• _Task directions_: Nothing but the lines from the top of the data to the line holding "plt.rcParams['font.family'] = ['Open" should be printed, word for word and both ends included; leave the pictures out.
*** Data lines ***
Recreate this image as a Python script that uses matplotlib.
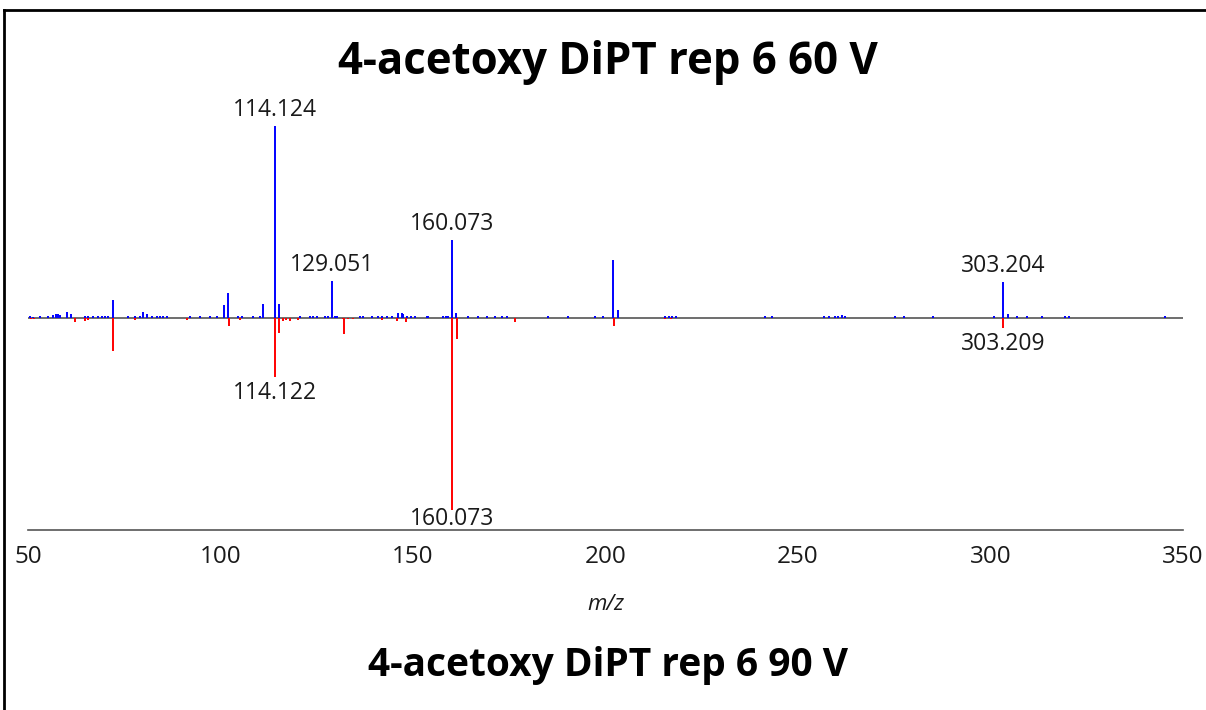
import matplotlib
matplotlib.use('Agg')
import matplotlib.pyplot as plt
from matplotlib.lines import Line2D
import numpy as np

plt.rcParams['font.family'] = ['Open Sans', 'DejaVu Sans']

# espectro 60 V (azul, para cima)
mz_60 = [72.1, 100.9, 102.0, 111.1, 114.124, 115.1, 129.051, 160.073, 161.2,
         202.0, 203.3, 303.204, 304.5,
         50.5, 51.4, 53.1, 55.3, 56.6, 57.3, 57.9, 58.3, 60.1, 61.1, 64.8, 65.7,
         67.0, 68.3, 69.1, 70.0, 70.9, 76.0, 77.8, 79.1, 80.0, 80.8, 82.1, 83.4,
         84.3, 85.1, 86.0, 92.1, 94.7, 97.3, 99.0, 104.5, 105.5, 108.4, 110.3,
         120.6, 123.2, 124.0, 125.0, 127.1, 127.9, 129.7, 130.2, 136.2, 137.0,
         139.3, 140.9, 142.0, 143.3, 144.5, 146.1, 147.1, 147.4, 148.4, 149.5,
         150.5, 153.6, 153.9, 157.8, 158.5, 159.1, 164.3, 166.9, 169.1, 171.3,
         173.0, 174.3, 185.1, 190.3, 197.3, 199.4, 215.5, 216.4, 217.3, 218.3,
         241.4, 243.2, 256.8, 258.0, 259.5, 260.5, 261.3, 262.2, 275.2, 277.5,
         285.0, 301.0, 307.0, 309.5, 313.4, 319.4, 320.3, 345.3]
int_60 = [9.2, 6.9, 13.0, 7.4, 100, 7.4, 19.3, 40.6, 2.6,
          30.2, 4.0, 19.0, 2.2,
          0.8, 0.6, 0.8, 1.0, 1.5, 2.0, 2.0, 1.8, 3.0, 2.0, 0.8, 0.8,
          0.8, 0.8, 0.8, 0.8, 0.8, 0.8, 1.0, 1.0, 3.0, 2.0, 1.2, 1.2,
          1.0, 1.0, 1.0, 0.8, 0.8, 0.8, 1.0, 1.0, 1.0, 1.0, 0.8,
          0.8, 0.8, 0.8, 0.8, 0.8, 0.8, 1.0, 1.0, 0.8, 0.8,
          0.8, 0.8, 0.8, 1.0, 1.0, 2.5, 2.5, 2.0, 1.0, 1.0,
          1.0, 0.8, 0.8, 0.8, 0.8, 1.0, 0.8, 0.8, 0.8, 0.8,
          0.8, 0.8, 0.8, 0.8, 0.8, 0.8, 0.8, 0.8, 0.8, 0.8,
          0.8, 0.8, 0.8, 0.8, 1.0, 0.8, 1.5, 0.8, 0.8, 0.8,
          0.8, 0.8, 0.8, 0.8, 0.8, 1.0, 1.0, 0.8]

# espectro 90 V (vermelho, para baixo)
mz_90 = [72.1, 102.2, 114.122, 115.3, 116.2, 117.0, 118.0, 132.2, 148.2,
         160.073, 161.3, 176.5, 202.3, 303.209,
         50.8, 51.5, 62.3, 64.8, 65.7, 77.8, 91.2, 105.0, 120.1, 131.8,
         133.0, 134.4, 141.9, 145.8, 215.5, 217.0]
int_90 = [17.4, 4.4, 30.7, 7.8, 1.5, 1.2, 1.5, 8.4, 2.0,
          100, 11.0, 2.3, 4.4, 5.2,
          0.6, 0.6, 2.0, 1.5, 1.0, 0.8, 1.0, 1.0, 0.8, 0.6,
          0.6, 0.6, 1.0, 1.5, 0.6, 0.6]

rotulos_60 = ['114.124', '129.051', '160.073', '303.204']
rotulos_90 = ['114.122', '160.073', '303.209']

fig = plt.figure(figsize=(12.06, 7.10), dpi=100)
ax = fig.add_axes([28 / 1206, 0.2535, 1155 / 1206, 0.5961])

ax.vlines(mz_60, 0, int_60, color='#0000ff', linewidth=1.4)
ax.vlines(mz_90, 0, -np.array(int_90), color='#ff0000', linewidth=1.4)
ax.axhline(0, color='#555555', linewidth=1.2, zorder=0)

for r in rotulos_60:
    i = mz_60.index(float(r))
    ax.text(float(r), int_60[i] + 2, r, ha='center', va='bottom', fontsize=16.5, color='#1a1a1a')
for r in rotulos_90:
    i = mz_90.index(float(r))
    desloc = 1.5 if int_90[i] > 90 else -2
    ax.text(float(r), -int_90[i] + desloc, r, ha='center', va='top', fontsize=16.5, color='#1a1a1a')

ax.set_xlim(50, 350)
ax.set_ylim(-110.4, 110)
ax.set_xticks(np.arange(50, 351, 50))
ax.tick_params(axis='x', which='major', length=0, labelsize=17.5, pad=11, labelcolor='#1a1a1a')
ax.set_xticks([50, 150, 250, 350], minor=True)
ax.tick_params(axis='x', which='minor', length=5, width=1.2, color='#555555')
ax.set_yticks([])
for s in ['top', 'right', 'left']:
    ax.spines[s].set_visible(False)
ax.spines['bottom'].set_color('#555555')
ax.spines['bottom'].set_linewidth(1.2)
ax.set_xlabel('m/z', fontstyle='italic', fontsize=16, labelpad=18, color='#1a1a1a')

fig.text(0.504, 0.912, '4-acetoxy DiPT rep 6 60 V', ha='center', va='center',
         fontsize=31.5, fontweight='bold')
fig.text(0.504, 0.063, '4-acetoxy DiPT rep 6 90 V', ha='center', va='center',
         fontsize=28, fontweight='bold')

# moldura
fig.add_artist(Line2D([4 / 1206, 4 / 1206], [0, 1 - 10 / 710], color='black', linewidth=2))
fig.add_artist(Line2D([4 / 1206, 1], [1 - 10 / 710, 1 - 10 / 710], color='black', linewidth=2))

fig.savefig('out.png', dpi=100)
***
• _Expected answer_:
Recreate this image as a Python script that uses matplotlib.
import matplotlib
matplotlib.use('Agg')
import matplotlib.pyplot as plt
from matplotlib.lines import Line2D
import numpy as np

plt.rcParams['font.family'] = ['Open Sans', 'DejaVu Sans']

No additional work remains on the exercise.